Once again Israel swaps live murderers for murdered soldiers, because Israel has a moral obligation to bring its soldiers home, meanwhile Lebanon declares a national holiday to mark the swap. and the return of murderers. I think that tells you all you need to know about the difference between Israel and its neighbours. Front Page would seem to agree with me,
"Israel’s neighbors are gearing up for celebrations. For those Israelis who still have the stamina to look, these events will again reveal the chasm between Israel’s life-affirming Jewish-democratic culture and the unchanging Middle Eastern jihad-and death-culture of its neighbors.

This week most of the Olmert government’s live-terrorists-for-dead-soldiers swap with Hezbollah will be completed including the freeing of Samir Kuntar and four other live, dangerous Lebanese terrorists.... Israeli analyst Jonathan Spyer noted that “the news of the planned swap has been greeted with enthusiasm from politicians on both sides of the [Lebanese] divide.”

Against the Hezbollah-led, mostly Shiite bloc stands the March 14 Sunni-Druze-Christian bloc. Yet new Christian president Michel Suleiman (whose affiliation vis-à-vis the two blocs is a matter of dispute) and Sunni prime minister Fuad Saniora (considered anti-Hezbollah) are poised to give Kuntar and the other four terrorists a state welcome today at Beirut International Airport. Saniora said Hezbollah’s “success … in the negotiations [with Israel] is a national success for the party and for the struggle of the Lebanese because it secured national goals.…”

As for Druze leader and sharp Hezbollah-foe Walid Jumblatt, he's planning to visit Kuntar (also Druze) and congratulate him on his return, which he called a “national occasion.” Spyer reports that “other March 14 leaders spoke in similarly glowing terms.” The Lebanese daily As-Safir reported plans to make the day of the terrorists’ return a national holiday. Already today the road from the Israeli border to Sidon, and Kuntar's hometown of Abey, are hung with banners.

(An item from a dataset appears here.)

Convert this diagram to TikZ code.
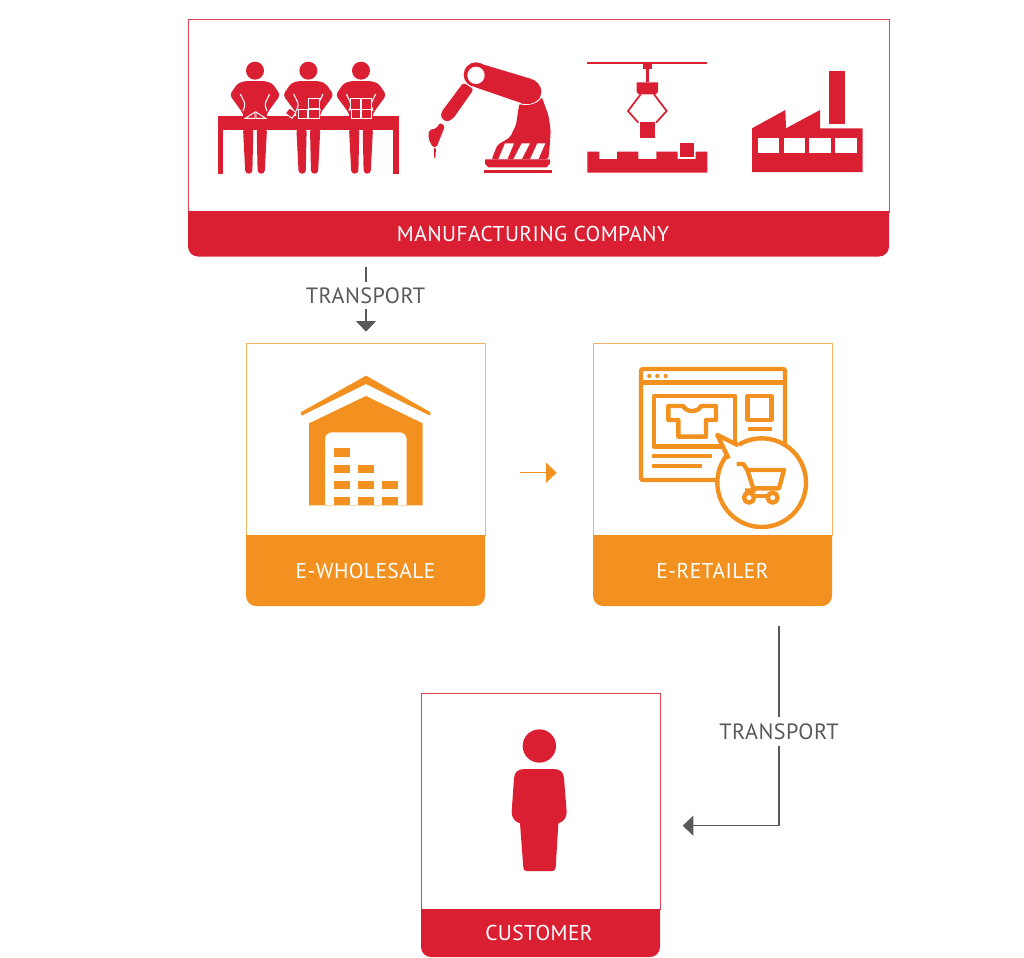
\documentclass[tikz,border=0pt]{standalone}
\usepackage{fontspec}
\setmainfont[LetterSpace=2.0]{PT Sans}
\usetikzlibrary{arrows.meta}
\definecolor{cred}{HTML}{DA1F33}
\definecolor{corange}{HTML}{F29120}
\definecolor{cgray}{HTML}{58595B}
\tikzset{
  panelred/.style={draw=cred!85!white,line width=.7pt,fill=white,inner sep=0pt},
  panelorange/.style={draw=corange!70!white,line width=.7pt,fill=white,inner sep=0pt},
  banner/.style={text=white,font=\fontsize{16.1}{18}\selectfont,inner sep=0pt},
  lab/.style={text=cgray,font=\fontsize{16.6}{18}\selectfont,inner sep=0pt},
  conn/.style={draw=cgray,line width=.8pt},
  connor/.style={draw=corange,line width=1pt},
  zoomed/.style={x=.25pt,y=-.25pt},
}
\newcommand{\wholeperson}[1]{%
  \begin{scope}[shift={(#1,0)}]
    \fill[cred] (-27,62) arc[start angle=180,end angle=540,radius=27];
    \fill[cred,rounded corners=2.5pt] (-30,93) -- (30,93) -- (52,100) -- (76,135) -- (36,190) -- (34,205) -- (-34,205) -- (-36,190) -- (-76,135) -- (-52,100) -- cycle;
    \draw[white,line width=.8pt,rounded corners=1.5pt] (-44,132) -- (-29,163) -- (-36,183);
    \draw[white,line width=.8pt,rounded corners=1.5pt] (44,132) -- (29,163) -- (36,183);
    \fill[cred,rounded corners=2.5pt] (-36,235) -- (-5,235) -- (-8,371) -- (-29,371) -- cycle;
    \fill[cred,rounded corners=2.5pt] (5,235) -- (36,235) -- (29,371) -- (8,371) -- cycle;
  \end{scope}}
\begin{document}
\begin{tikzpicture}[x=.75pt,y=-.75pt]
\useasboundingbox (0,0) rectangle (1024,957);
\fill[white] (0,0) rectangle (1024,957);

% ---------- panels
\node[panelred,minimum width=525.75pt,minimum height=144.75pt] (mfg) at (538.5,115.5) {};
\fill[cred] (188,211) [rounded corners=7.5pt] -- (188,256.5) -- (889,256.5) [sharp corners] -- (889,211) -- cycle;
\node[banner] (mfglab) at (533,234) {MANUFACTURING COMPANY};

\node[panelorange,minimum width=179.25pt,minimum height=144pt] (whole) at (365.5,439) {};
\fill[corange] (246,535) [rounded corners=7.5pt] -- (246,606) -- (485,606) [sharp corners] -- (485,535) -- cycle;
\node[banner] (wholelab) at (365.5,571) {E-WHOLESALE};

\node[panelorange,minimum width=179.25pt,minimum height=144pt] (retail) at (712.5,439) {};
\fill[corange] (593,535) [rounded corners=7.5pt] -- (593,606) -- (832,606) [sharp corners] -- (832,535) -- cycle;
\node[banner] (retaillab) at (712.5,571) {E-RETAILER};

\node[panelred,minimum width=179.25pt,minimum height=162pt] (cust) at (540.5,801) {};
\fill[cred] (421,909) [rounded corners=7.5pt] -- (421,957) -- (660,957) [sharp corners] -- (660,909) -- cycle;
\node[banner] (custlab) at (539,933) {CUSTOMER};

% ---------- connectors
\coordinate (a1) at (366,266.7);
\coordinate (a2) at (366,331.7);
\node[lab] (t1) at (365.5,295.3) {TRANSPORT};
\draw[conn] (a1) -- (366,281.7);
\draw[conn,-{Triangle[length=8pt,width=15pt]}] (366,309.3) -- (a2);

\coordinate (b1) at (520,472.7);
\coordinate (b2) at (556.7,472.7);
\draw[connor,-{Triangle[length=8pt,width=15pt]}] (b1) -- (b2);

\coordinate (c1) at (779,626);
\coordinate (c2) at (779,825.7);
\coordinate (c3) at (682.7,825.7);
\node[lab] (t2) at (779,731.7) {TRANSPORT};
\draw[conn] (c1) -- (779,717);
\draw[conn,-{Triangle[length=8pt,width=15pt]}] (779,745.7) -- (c2) -- (c3);

% ---------- workers (zoom coordinates)
\begin{scope}[shift={(200,50)},zoomed]
  \fill[cred] (53,197) rectangle (597,240);
  \fill[cred] (53,240) rectangle (70,371);
  \fill[cred] (580,240) rectangle (597,371);
  \wholeperson{165}\wholeperson{325}\wholeperson{483}
  \begin{scope}[draw=white,fill=cred,line width=.7pt]
    \filldraw (136,205) -- (165,186) -- (165,205) -- cycle;
    \filldraw (168,186) -- (197,205) -- (168,205) -- cycle;
    \filldraw (325,145) rectangle (357,176);
    \filldraw (325,178) rectangle (357,205);
    \filldraw (294,178) rectangle (323,205);
    \filldraw (256,190) -- (268,174) -- (288,186) -- (276,205) -- cycle;
    \filldraw (452,145) rectangle (482,177);
    \filldraw (485,145) rectangle (515,177);
    \filldraw (453,179) rectangle (482,205);
    \filldraw (485,179) rectangle (515,205);
  \end{scope}
\end{scope}

% ---------- robot arm
\begin{scope}[shift={(420,50)},zoomed]
  \fill[cred,rounded corners=1.5pt] (298,160) -- (365,140) -- (385,195) -- (392,240) -- (390,278) -- (385,328) -- (215,328) -- (232,285) -- (270,262) -- (288,225) -- cycle;
  \fill[white] (255,280) -- (282,280) -- (262,328) -- (235,328) -- cycle;
  \fill[white] (305,280) -- (330,280) -- (305,328) -- (280,328) -- cycle;
  \fill[white] (352,280) -- (376,280) -- (355,328) -- (330,328) -- cycle;
  \fill[cred] (195,328) -- (390,328) -- (390,340) -- (380,352) -- (205,352) -- (195,342) -- cycle;
  \fill[cred] (193,360) rectangle (396,368);
  \draw[white,line width=.8pt] (296,160) .. controls (320,168) and (350,162) .. (366,140);
  \fill[cred] (168,74) circle[radius=37];
  \fill[cred,rounded corners=3pt] (168,37) -- (345,90) -- (364,112) -- (364,138) -- (345,158) -- (318,164) -- (155,108) -- cycle;
  \fill[white] (168,76) circle[radius=26];
  \fill[cred,rounded corners=2pt] (130,98) -- (161,118) -- (100,205) -- (80,216) -- (62,202) -- (65,185) -- cycle;
  \fill[cred,rounded corners=1.5pt] (60,218) -- (75,228) -- (55,278) -- (50,292) -- (38,292) -- (25,265) -- (27,240) -- (50,235) -- cycle;
  \fill[cred] (41,295) -- (48,295) -- (46,325) -- (43,325) -- cycle;
\end{scope}

% ---------- gantry and factory
\begin{scope}[shift={(570,50)},zoomed]
  \fill[cred] (52,35) rectangle (412,42);
  \fill[cred] (218,42) rectangle (246,57);
  \fill[cred] (228,57) rectangle (236,97);
  \fill[cred] (200,97) -- (264,97) -- (264,125) -- (258,133) -- (206,133) -- (200,125) -- cycle;
  \draw[cred,line width=1.3pt] (212,133) -- (174,183) -- (205,218);
  \draw[cred,line width=1.3pt] (252,133) -- (290,183) -- (258,218);
  \fill[cred] (209,217) rectangle (256,264);
  \fill[cred] (52,305) -- (88,305) -- (88,327) -- (141,327) -- (141,305) -- (205,305) -- (205,327) -- (259,327) -- (259,305) -- (323,305) -- (323,327) -- (377,327) -- (377,305) -- (412,305) -- (412,368) -- (52,368) -- cycle;
  \fill[cred] (330,280) rectangle (372,322);
  % factory
  \fill[cred] (777,62) rectangle (826,223);
  \fill[cred] (546,235) -- (646,180) -- (648,235) -- (750,180) -- (750,235) -- (878,235) -- (878,366) -- (546,366) -- cycle;
  \fill[white] (563,264) rectangle (627,310);
  \fill[white] (641,264) rectangle (705,310);
  \fill[white] (718,264) rectangle (782,310);
  \fill[white] (796,264) rectangle (860,310);
\end{scope}

% ---------- warehouse
\begin{scope}[shift={(280,360)},zoomed,fill=corange]
  \fill (62,157) -- (258,47) -- (452,157) -- (450,167) -- (258,72) -- (65,167) -- cycle;
  \fill[even odd rule] (87,190) -- (258,108) -- (428,190) -- (428,436) -- (87,436) -- cycle
     (135,437) [rounded corners=5pt] -- (135,217) -- (380,217) [sharp corners] -- (380,437) -- cycle;
  \fill (161,265) rectangle (209,290);
  \fill (161,315) rectangle (209,339);
  \fill (233,315) rectangle (281,339);
  \foreach \yy in {363,411}{
    \fill (161,\yy) rectangle (209,\yy+24);
    \fill (233,\yy) rectangle (281,\yy+24);
    \fill (307,\yy) rectangle (355,\yy+24);
  }
\end{scope}

% ---------- web shop
\begin{scope}[shift={(630,360)},zoomed]
  \begin{scope}[draw=corange,line width=3.3pt,line join=round]
    \draw[rounded corners=1.5pt] (33,27) rectangle (465,360);
    \draw (33,68) -- (465,68);
    \draw (72,108) rectangle (315,260);
    \draw (353,108) rectangle (425,180);
    \draw (355,207) -- (425,207);
    \draw (67,288) -- (245,288);
    \draw (67,318) -- (215,318);
    \draw (115,138) -- (160,138) .. controls (168,158) and (205,158) .. (213,138) -- (258,138) -- (258,180) -- (228,180) -- (228,230) -- (145,230) -- (145,180) -- (115,180) -- cycle;
    \filldraw[fill=white] (395,368) circle[radius=133];
    \fill[white] (328,258) -- (262,225) -- (298,300) -- (340,280) -- cycle;
    \draw (325,256) -- (262,225) -- (296,296);
    \draw (320,312) -- (340,312) -- (352,330) -- (372,392) -- (345,392);
    \draw (352,330) -- (462,330) -- (447,385) -- (370,385);
    \draw (362,408) -- (420,408);
    \filldraw[fill=white] (357,413) circle[radius=15];
    \filldraw[fill=white] (428,413) circle[radius=15];
  \end{scope}
  \fill[corange] (58,48) circle[radius=6.5] (82,48) circle[radius=6.5] (107,48) circle[radius=6.5];
\end{scope}

% ---------- customer
\begin{scope}[shift={(490,720)},zoomed]
  \fill[cred] (148,78) circle[radius=50];
  \fill[cred] (72,175) .. controls (73,155) and (85,147) .. (105,147) -- (190,147) .. controls (210,147) and (221,155) .. (222,175) -- (230,275) .. controls (230,295) and (220,305) .. (205,310) -- (197,443) .. controls (196,450) and (192,453) .. (187,453) -- (110,453) .. controls (104,453) and (100,450) .. (100,443) -- (90,310) .. controls (75,305) and (65,295) .. (65,275) -- cycle;
\end{scope}
\end{tikzpicture}
\end{document}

Israeli Middle East scholar Barry Rubin notes that “no one in the Arabic-speaking world will say a single negative word about Kuntar’s deed or his being made a hero, despite a small liberal minority’s disgust.”"




Gerald A. Honigman has an interesting article on this matter in Mich News that you may want to read.

Sand Monkey has his own opinion on this matter and well wortha read it is too.

2 comments:

The back of the hill said...

Judging by the adulation in Beirut, and the loving praise-songs directed at the man by the Lebanese public, the Lebanese and Samir Kuntar deserve each other. The Lebanese also deserve the Syrians.

Anonymous said...

I doubt Samir Kuntar will live long enough to enjoy his freedom - at least that is what I hope. I remember well his exploits, as I arrived in israel a month later in '79 1979 was such a wonderful year everyone including the Palestinians for once had hope of a better future - shame Arafat led them into darkness and not into the light.